(Reuters) -Australia's Woolworths Group posted a 19% drop in its full-year underlying profit on Wednesday, while reporting a weak start to fiscal 2026 on the back of slower-than-expected sales growth in its biggest revenue generator, Australian Food.
Woolworths said sales at the division grew 2.1% in the first eight weeks of the business year, lower than the Visible Alpha consensus forecast of 4.1% for the first six months.
The sales growth also lagged smaller peer Coles, which reported a nearly 5%
growth on Tuesday in its supermarkets division for the first eight weeks of current fiscal.
"Our current trading performance has been below our ambition with customers continuing to cross-shop to find the best value," CEO Amanda Bardwell said in a statement.
For the year ended June 29, earnings at the Australian Food segment declined 12.9%, driven by thinner margins as price-sensitive shoppers looked for cheaper items, wage increases, and impact from a strike at its distribution centres in the first half.
That drove underlying profit at the country's top supermarket chain down 19% to A$1.39 billion ($883.73 million) for the year, in line with a Visible Alpha consensus estimate of A$1.38 billion.

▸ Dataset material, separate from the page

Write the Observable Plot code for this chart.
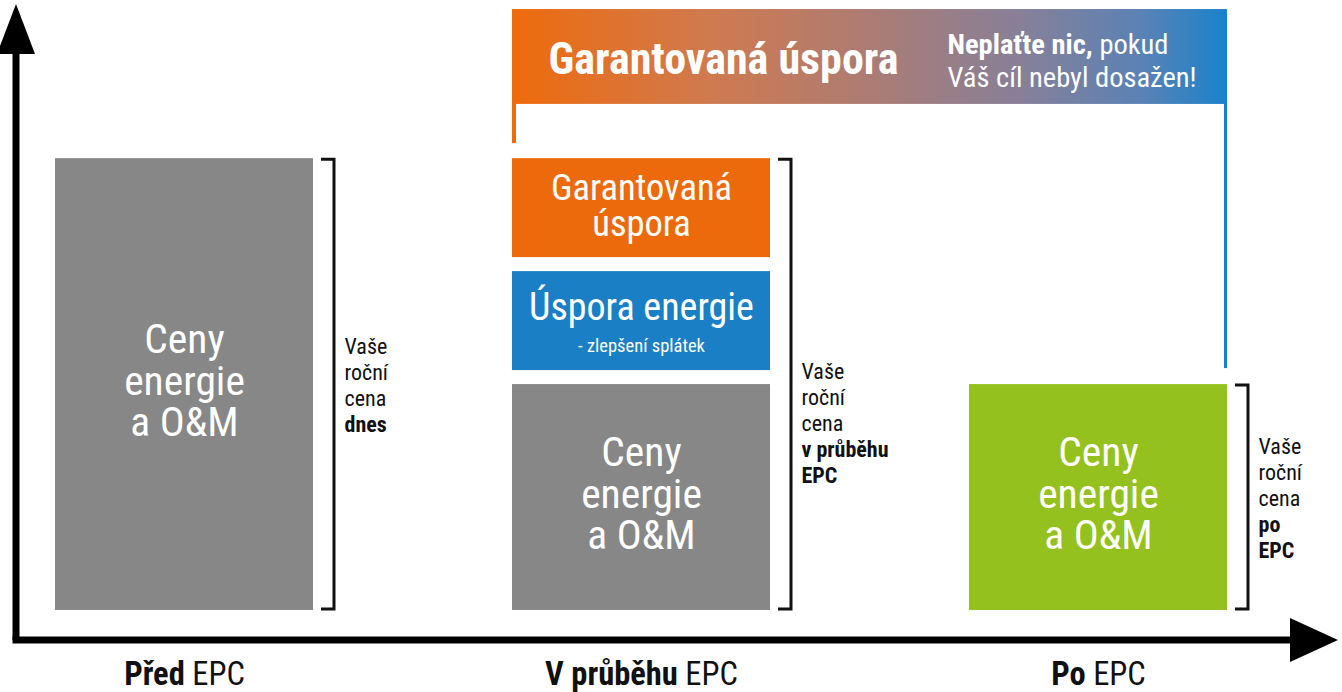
<!DOCTYPE html>
<html>
<head>
<meta charset="utf-8">
<script src="https://cdn.jsdelivr.net/npm/d3@7"></script>
<script src="https://cdn.jsdelivr.net/npm/@observablehq/plot@0.6"></script>
<style>
  html, body { margin: 0; padding: 0; background: #fff; overflow: hidden; }
  #chart svg { display: block; }
</style>
</head>
<body>
<div id="chart"></div>
<script>
// ---------- data ----------
const phases = ["Před EPC", "V průběhu EPC", "Po EPC"];
const phaseTitle = ["**Před** EPC", "**V průběhu** EPC", "**Po** EPC"];

// stacked segments (value = share of today's annual cost)
const segPhase = ["Před EPC", "V průběhu EPC", "V průběhu EPC", "V průběhu EPC", "Po EPC"];
const segKind  = ["Ceny energie a O&M", "Ceny energie a O&M", "Úspora energie", "Garantovaná úspora", "Ceny energie a O&M po EPC"];
const segValue = [100, 50, 25, 25, 50];
const segLabel = ["Ceny\nenergie\na O&M", "Ceny\nenergie\na O&M", "Úspora energie", "Garantovaná\núspora", "Ceny\nenergie\na O&M"];
const segNote  = ["", "", "- zlepšení splátek", "", ""];

const kinds = ["Ceny energie a O&M", "Úspora energie", "Garantovaná úspora", "Ceny energie a O&M po EPC"];
const kindColors = ["#878787", "#1b7fc6", "#ec6a0c", "#95c11f"];

const noteText = [
  "Vaše\nroční\ncena\n**dnes**",
  "Vaše\nroční\ncena\n**v průběhu**\n**EPC**",
  "Vaše\nroční\ncena\n**po**\n**EPC**"
];
const noteShift = [0, 38, 0];

const bannerTitle = "Garantovaná úspora";
const bannerNote = "**Neplaťte nic,** pokud\nVáš cíl nebyl dosažen!";
const bannerFrom = "V průběhu EPC";
const bannerTo = "Po EPC";
const bannerRange = [112, 133];

// ---------- build table ----------
const segs = segPhase.map((p, i) => ({phase: p, kind: segKind[i], value: segValue[i], label: segLabel[i], note: segNote[i]}));
const totals = {};
for (const s of segs) {
  s.y1 = totals[s.phase] ?? 0;
  s.y2 = s.y1 + s.value;
  totals[s.phase] = s.y2;
  s.mid = (s.y1 + s.y2) / 2;
  s.base = s.y1 === 0;
}
const brackets = phases.map((p, i) => ({phase: p, top: totals[p], mid: totals[p] / 2, text: noteText[i], shift: noteShift[i]}));
const bannerMid = (bannerRange[0] + bannerRange[1]) / 2;

const FONT = "'Roboto Condensed', 'Liberation Sans Narrow', 'Arial Narrow', 'DejaVu Sans Condensed', Roboto, sans-serif";

const base = segs.filter(d => d.base);
const upper = segs.filter(d => !d.base);

const plot = Plot.plot({
  width: 1342,
  height: 692,
  marginLeft: 0,
  marginRight: 60,
  marginTop: 0,
  marginBottom: 82,
  style: {fontFamily: FONT, background: "#fff", overflow: "visible"},
  x: {domain: phases, paddingInner: 0.4354, paddingOuter: 0.12, axis: null},
  y: {domain: [0, 135], axis: null},
  color: {domain: kinds, range: kindColors},
  marks: [
    Plot.barY(base, {x: "phase", y1: "y1", y2: "y2", fill: "kind"}),
    Plot.barY(upper, {x: "phase", y1: "y1", y2: "y2", fill: "kind", insetBottom: 14}),
    // labels inside cost bars
    Plot.text(base, {x: "phase", y: "mid", text: "label", fill: "white", fontSize: 41.5, lineHeight: 1.0, dy: -3}),
    // guaranteed saving label
    Plot.text(upper.filter(d => d.kind === "Garantovaná úspora"), {x: "phase", y: "mid", text: "label", fill: "white", fontSize: 36.5, lineHeight: 1.0, dy: -9}),
    // energy saving label
    Plot.text(upper.filter(d => d.kind === "Úspora energie"), {x: "phase", y: "mid", text: "label", fill: "white", fontSize: 38, dy: -20}),
    Plot.text(upper.filter(d => d.note), {x: "phase", y: "mid", text: "note", fill: "white", fontSize: 18.5, dy: 18}),
    // bracket notes
    ...brackets.map(b => Plot.text([b], {x: "phase", y: "mid", text: "text", fill: "#111", fontSize: 22, lineHeight: 1.18, textAnchor: "start", dx: 160, dy: b.shift})),
    // phase labels under axis
    Plot.text(phases, {x: d => d, y: () => 0, text: (d, i) => phaseTitle[i], fill: "#111", fontSize: 32.5, dy: 64}),
    // banner texts
    Plot.text([{phase: bannerFrom, y: bannerMid, text: bannerTitle}], {x: "phase", y: "y", text: "text", fill: "white", fontWeight: "bold", fontSize: 44, dx: 82, dy: 3}),
    Plot.text([{phase: bannerTo, y: bannerMid, text: bannerNote}], {x: "phase", y: "y", text: "text", fill: "white", fontSize: 28.5, lineHeight: 1.16, textAnchor: "start", dx: -151, dy: 3})
  ]
});

document.getElementById("chart").appendChild(plot);

// ---------- decorations drawn with the plot's own scales ----------
const sx = plot.scale("x");
const sy = plot.scale("y");
const bw = sx.bandwidth;
const X = p => sx.apply(p);
const Y = v => sy.apply(v);
const svg = d3.select(plot);
const ns = "http://www.w3.org/2000/svg";

// rich text: **bold**
svg.selectAll("text, tspan").each(function () {
  if (this.children && this.children.length) return;
  const t = this.textContent;
  if (!t.includes("**")) return;
  const parts = t.split("**");
  this.textContent = "";
  parts.forEach((p, k) => {
    if (!p) return;
    const ts = document.createElementNS(ns, "tspan");
    if (k % 2) ts.setAttribute("font-weight", "bold");
    ts.textContent = p;
    this.appendChild(ts);
  });
});

// banner (behind texts)
const bannerLeft = X(bannerFrom);
const bannerRight = X(bannerTo) + bw;
const defs = svg.insert("defs", ":first-child");
const grad = defs.append("linearGradient").attr("id", "bannerGrad")
  .attr("gradientUnits", "userSpaceOnUse")
  .attr("x1", bannerLeft).attr("x2", bannerRight).attr("y1", 0).attr("y2", 0);
[[0, "#ee6b0c"], [0.28, "#cf7a50"], [0.5, "#ac7c74"], [0.72, "#85809a"], [0.88, "#5a82b4"], [1, "#1a82cc"]]
  .forEach(([o, c]) => grad.append("stop").attr("offset", o).attr("stop-color", c));

const bannerG = svg.insert("g", "g").attr("fill", "url(#bannerGrad)");
const bTop = Y(bannerRange[1]);
const bBot = Y(bannerRange[0]);
bannerG.append("rect").attr("x", bannerLeft).attr("y", bTop).attr("width", bannerRight - bannerLeft).attr("height", bBot - bTop);
bannerG.append("rect").attr("x", bannerLeft).attr("y", bBot - 1).attr("width", 4).attr("height", Y(totals[bannerFrom]) - 15 - bBot + 1);
bannerG.append("rect").attr("x", bannerRight - 3).attr("y", bBot - 1).attr("width", 3).attr("height", Y(totals[bannerTo]) - 16 - bBot + 1);

// brackets
const deco = svg.append("g");
for (const b of brackets) {
  const x0 = X(b.phase) + bw + 8;
  const x1 = x0 + 13;
  const yt = Y(b.top), yb = Y(0);
  deco.append("path")
    .attr("d", `M${x0},${yt + 1}H${x1}V${yb - 1}H${x0}`)
    .attr("fill", "none").attr("stroke", "#111").attr("stroke-width", 3);
}

// axes with arrows
const ax = X(phases[0]) - 39;
const ay = Y(0) + 30;
deco.append("path").attr("d", `M${ax},${ay}V${50}`).attr("stroke", "#000").attr("stroke-width", 7).attr("fill", "none");
deco.append("path").attr("d", `M${ax - 3.5},${ay}H${1296}`).attr("stroke", "#000").attr("stroke-width", 7).attr("fill", "none");
deco.append("path").attr("d", `M${ax},${4}L${ax + 19},${54}L${ax - 19},${54}Z`).attr("fill", "#000");
deco.append("path").attr("d", `M${1338},${ay}L${1290},${ay - 22}L${1290},${ay + 22}Z`).attr("fill", "#000");
</script>
</body>
</html>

The grocer, however, said it expects Australian Food segment to return to mid- to high-single-digit operating earnings growth in the current financial year, but warned that near-term headwinds from declining tobacco sales could dent the earnings by up to A$100 million.
The company, which sells more than one-third of Australian groceries, declared a final dividend of 45 Australian cents per share, lower than 57 cents apiece declared last year.